*** DATA BLOCK

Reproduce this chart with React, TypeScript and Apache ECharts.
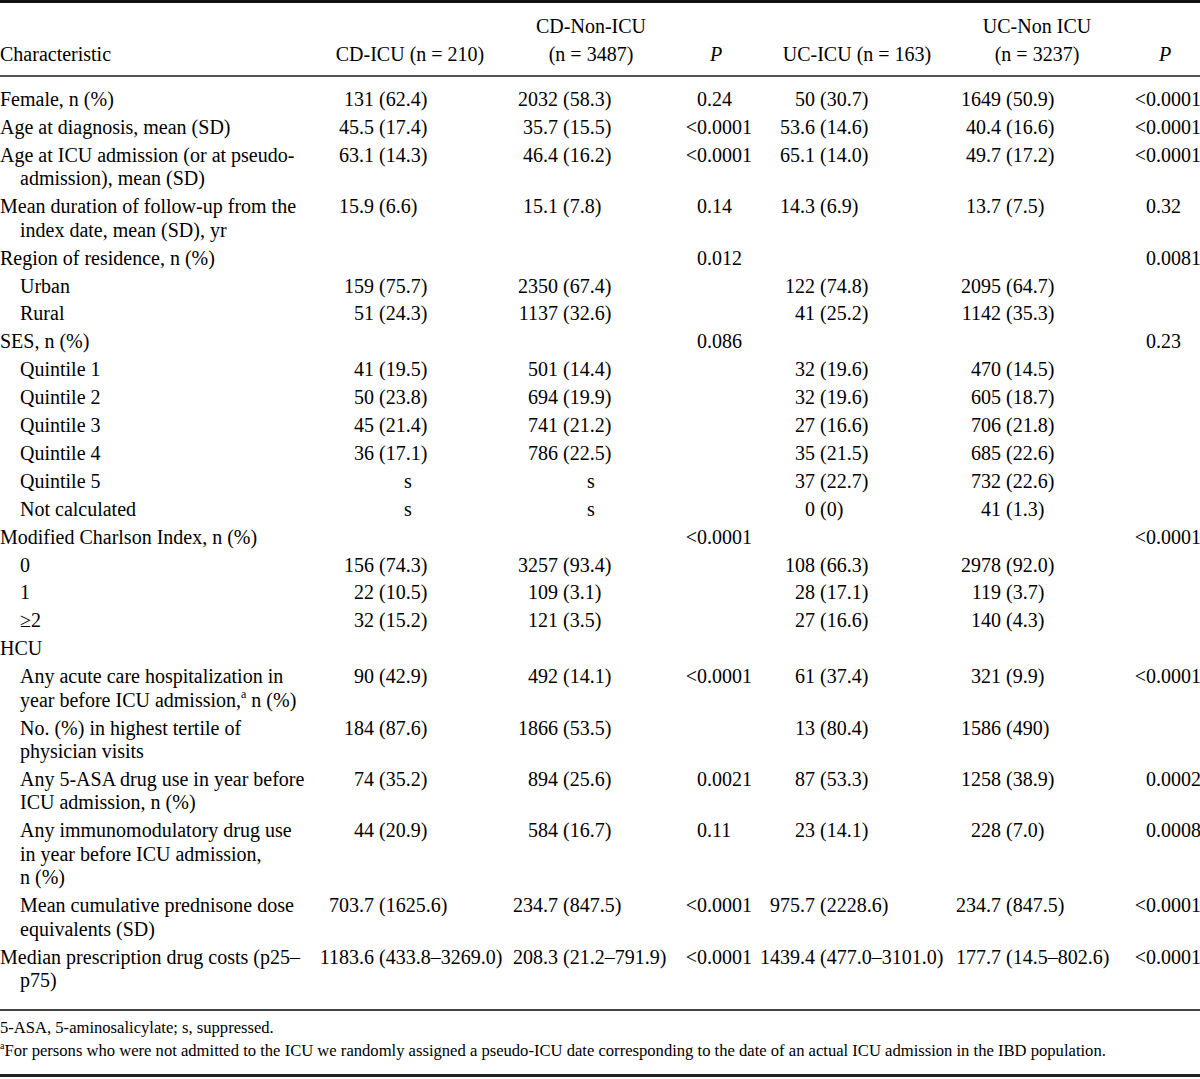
import React, { useEffect, useRef } from "react";
import * as echarts from "echarts";

// ---------- DATA ----------
const headerTop = ["", "", "CD-Non-ICU", "", "", "UC-Non ICU", ""];
const headerBottom = ["Characteristic", "CD-ICU (n = 210)", "(n = 3487)", "P", "UC-ICU (n = 163)", "(n = 3237)", "P"];

const characteristics: string[][] = [
  ["Female, n (%)"],
  ["Age at diagnosis, mean (SD)"],
  ["Age at ICU admission (or at pseudo-", "admission), mean (SD)"],
  ["Mean duration of follow-up from the", "index date, mean (SD), yr"],
  ["Region of residence, n (%)"],
  ["Urban"],
  ["Rural"],
  ["SES, n (%)"],
  ["Quintile 1"],
  ["Quintile 2"],
  ["Quintile 3"],
  ["Quintile 4"],
  ["Quintile 5"],
  ["Not calculated"],
  ["Modified Charlson Index, n (%)"],
  ["0"],
  ["1"],
  ["≥2"],
  ["HCU"],
  ["Any acute care hospitalization in", "year before ICU admission,^a n (%)"],
  ["No. (%) in highest tertile of", "physician visits"],
  ["Any 5-ASA drug use in year before", "ICU admission, n (%)"],
  ["Any immunomodulatory drug use", "in year before ICU admission,", "n (%)"],
  ["Mean cumulative prednisone dose", "equivalents (SD)"],
  ["Median prescription drug costs (p25–", "p75)"],
];

const indentLevels = [0, 0, 0, 0, 0, 1, 1, 0, 1, 1, 1, 1, 1, 1, 0, 1, 1, 1, 0, 1, 1, 1, 1, 1, 0];

const cdIcu = [
  "131 (62.4)", "45.5 (17.4)", "63.1 (14.3)", "15.9 (6.6)", "", "159 (75.7)", "51 (24.3)", "",
  "41 (19.5)", "50 (23.8)", "45 (21.4)", "36 (17.1)", "s", "s", "", "156 (74.3)", "22 (10.5)", "32 (15.2)", "",
  "90 (42.9)", "184 (87.6)", "74 (35.2)", "44 (20.9)", "703.7 (1625.6)", "1183.6 (433.8–3269.0)",
];
const cdNonIcu = [
  "2032 (58.3)", "35.7 (15.5)", "46.4 (16.2)", "15.1 (7.8)", "", "2350 (67.4)", "1137 (32.6)", "",
  "501 (14.4)", "694 (19.9)", "741 (21.2)", "786 (22.5)", "s", "s", "", "3257 (93.4)", "109 (3.1)", "121 (3.5)", "",
  "492 (14.1)", "1866 (53.5)", "894 (25.6)", "584 (16.7)", "234.7 (847.5)", "208.3 (21.2–791.9)",
];
const pCd = [
  "0.24", "<0.0001", "<0.0001", "0.14", "0.012", "", "", "0.086",
  "", "", "", "", "", "", "<0.0001", "", "", "", "",
  "<0.0001", "", "0.0021", "0.11", "<0.0001", "<0.0001",
];
const ucIcu = [
  "50 (30.7)", "53.6 (14.6)", "65.1 (14.0)", "14.3 (6.9)", "", "122 (74.8)", "41 (25.2)", "",
  "32 (19.6)", "32 (19.6)", "27 (16.6)", "35 (21.5)", "37 (22.7)", "0 (0)", "", "108 (66.3)", "28 (17.1)", "27 (16.6)", "",
  "61 (37.4)", "13 (80.4)", "87 (53.3)", "23 (14.1)", "975.7 (2228.6)", "1439.4 (477.0–3101.0)",
];
const ucNonIcu = [
  "1649 (50.9)", "40.4 (16.6)", "49.7 (17.2)", "13.7 (7.5)", "", "2095 (64.7)", "1142 (35.3)", "",
  "470 (14.5)", "605 (18.7)", "706 (21.8)", "685 (22.6)", "732 (22.6)", "41 (1.3)", "", "2978 (92.0)", "119 (3.7)", "140 (4.3)", "",
  "321 (9.9)", "1586 (490)", "1258 (38.9)", "228 (7.0)", "234.7 (847.5)", "177.7 (14.5–802.6)",
];
const pUc = [
  "<0.0001", "<0.0001", "<0.0001", "0.32", "0.0081", "", "", "0.23",
  "", "", "", "", "", "", "<0.0001", "", "", "", "",
  "<0.0001", "", "0.0002", "0.0008", "<0.0001", "<0.0001",
];

const footnotes = [
  "5-ASA, 5-aminosalicylate; s, suppressed.",
  "^aFor persons who were not admitted to the ICU we randomly assigned a pseudo-ICU date corresponding to the date of an actual ICU admission in the IBD population.",
];

// ---------- LAYOUT ----------
const W = 1200;
const H = 1079;
const FAMILY = '"Liberation Serif", "Times New Roman", serif';
const FS = 20;
const FOOT_FS = 16.6;
const COLOR = "#000";

const ROW0 = 99;
const ROW_PITCH = 27.9;
const LINE_PITCH = 23.5;
const INDENT = 20;

const valueCols = [
  { data: cdIcu, anchor: 379, center: 408, kind: "value" },
  { data: cdNonIcu, anchor: 563, center: 591, kind: "value" },
  { data: pCd, anchor: 697, center: 716, kind: "p" },
  { data: ucIcu, anchor: 820, center: 857, kind: "value" },
  { data: ucNonIcu, anchor: 1006, center: 1037, kind: "value" },
  { data: pUc, anchor: 1146, center: 1165, kind: "p" },
];
const headerCenters = [0, 410, 591, 716, 857, 1037, 1165];

let ctx2d: CanvasRenderingContext2D | null = null;
function measure(text: string, size: number, italic = false): number {
  if (!ctx2d) ctx2d = document.createElement("canvas").getContext("2d");
  if (!ctx2d) return text.length * size * 0.5;
  ctx2d.font = `${italic ? "italic " : ""}${size}px ${FAMILY}`;
  return ctx2d.measureText(text).width;
}

function buildElements() {
  const els: any[] = [];
  const txt = (text: string, x: number, y: number, align = "left", size = FS, italic = false) => {
    els.push({
      type: "text",
      silent: true,
      style: {
        text,
        x,
        y,
        fill: COLOR,
        fontSize: size,
        fontFamily: FAMILY,
        fontStyle: italic ? "italic" : "normal",
        textAlign: align,
        textVerticalAlign: "middle",
        align,
        verticalAlign: "middle",
      },
    });
  };
  // text with ^x superscripts, left aligned
  const richLine = (line: string, x: number, y: number, size: number) => {
    const parts = line.split(/\^(\w)/);
    let cx = x;
    parts.forEach((p, i) => {
      if (!p) return;
      if (i % 2 === 1) {
        const s = Math.round(size * 0.62);
        txt(p, cx, y - size * 0.3, "left", s);
        cx += measure(p, s);
      } else {
        txt(p, cx, y, "left", size);
        cx += measure(p, size);
      }
    });
  };

  // rules
  els.push({ type: "rect", silent: true, shape: { x: 0, y: 0, width: W, height: 3 }, style: { fill: "#111" } });
  els.push({ type: "rect", silent: true, shape: { x: 0, y: 75, width: W, height: 2 }, style: { fill: "#555" } });
  els.push({ type: "rect", silent: true, shape: { x: 0, y: 1009, width: W, height: 2 }, style: { fill: "#444" } });
  els.push({ type: "rect", silent: true, shape: { x: 0, y: 1074, width: W, height: 3 }, style: { fill: "#222" } });

  // header
  headerTop.forEach((t, i) => {
    if (t) txt(t, headerCenters[i], 26, "center");
  });
  headerBottom.forEach((t, i) => {
    if (i === 0) txt(t, 0, 54, "left");
    else txt(t, headerCenters[i], 54, "center", FS, t === "P");
  });

  // body
  let y = ROW0;
  characteristics.forEach((lines, r) => {
    const base = indentLevels[r] * INDENT;
    lines.forEach((ln, li) => {
      const x = li === 0 ? base : INDENT;
      richLine(ln, x, y + li * LINE_PITCH, FS);
    });
    valueCols.forEach((col) => {
      const v = col.data[r];
      if (!v) return;
      if (col.kind === "p") {
        const x = v.startsWith("<") ? col.anchor - measure("<", FS) : col.anchor;
        txt(v, x, y, "left");
      } else if (v === "s") {
        txt(v, col.center, y, "center");
      } else {
        const k = v.indexOf(" (");
        const left = k >= 0 ? v.slice(0, k + 1) : v + " ";
        txt(v, col.anchor - measure(left, FS), y, "left");
      }
    });
    y += ROW_PITCH + (lines.length - 1) * LINE_PITCH;
  });

  // footnotes
  footnotes.forEach((f, i) => richLine(f, 0, 1027 + i * 23, FOOT_FS));

  return els;
}

export default function App() {
  const ref = useRef<HTMLDivElement>(null);
  useEffect(() => {
    document.body.style.margin = "0";
    if (!ref.current) return;
    const chart = echarts.init(ref.current, undefined, { renderer: "svg" });
    chart.setOption({
      animation: false,
      backgroundColor: "#fff",
      graphic: { elements: buildElements() },
    });
    return () => chart.dispose();
  }, []);
  return <div ref={ref} style={{ width: W, height: H }} />;
}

******

> **REQUIRED WORK**:
Return the material line for line, from its beginning to the line that contains "1, 1, 1, 1, 0];", with the pictures left out.

> **THE OUTPUT**:
Reproduce this chart with React, TypeScript and Apache ECharts.
import React, { useEffect, useRef } from "react";
import * as echarts from "echarts";

// ---------- DATA ----------
const headerTop = ["", "", "CD-Non-ICU", "", "", "UC-Non ICU", ""];
const headerBottom = ["Characteristic", "CD-ICU (n = 210)", "(n = 3487)", "P", "UC-ICU (n = 163)", "(n = 3237)", "P"];

const characteristics: string[][] = [
  ["Female, n (%)"],
  ["Age at diagnosis, mean (SD)"],
  ["Age at ICU admission (or at pseudo-", "admission), mean (SD)"],
  ["Mean duration of follow-up from the", "index date, mean (SD), yr"],
  ["Region of residence, n (%)"],
  ["Urban"],
  ["Rural"],
  ["SES, n (%)"],
  ["Quintile 1"],
  ["Quintile 2"],
  ["Quintile 3"],
  ["Quintile 4"],
  ["Quintile 5"],
  ["Not calculated"],
  ["Modified Charlson Index, n (%)"],
  ["0"],
  ["1"],
  ["≥2"],
  ["HCU"],
  ["Any acute care hospitalization in", "year before ICU admission,^a n (%)"],
  ["No. (%) in highest tertile of", "physician visits"],
  ["Any 5-ASA drug use in year before", "ICU admission, n (%)"],
  ["Any immunomodulatory drug use", "in year before ICU admission,", "n (%)"],
  ["Mean cumulative prednisone dose", "equivalents (SD)"],
  ["Median prescription drug costs (p25–", "p75)"],
];

const indentLevels = [0, 0, 0, 0, 0, 1, 1, 0, 1, 1, 1, 1, 1, 1, 0, 1, 1, 1, 0, 1, 1, 1, 1, 1, 0];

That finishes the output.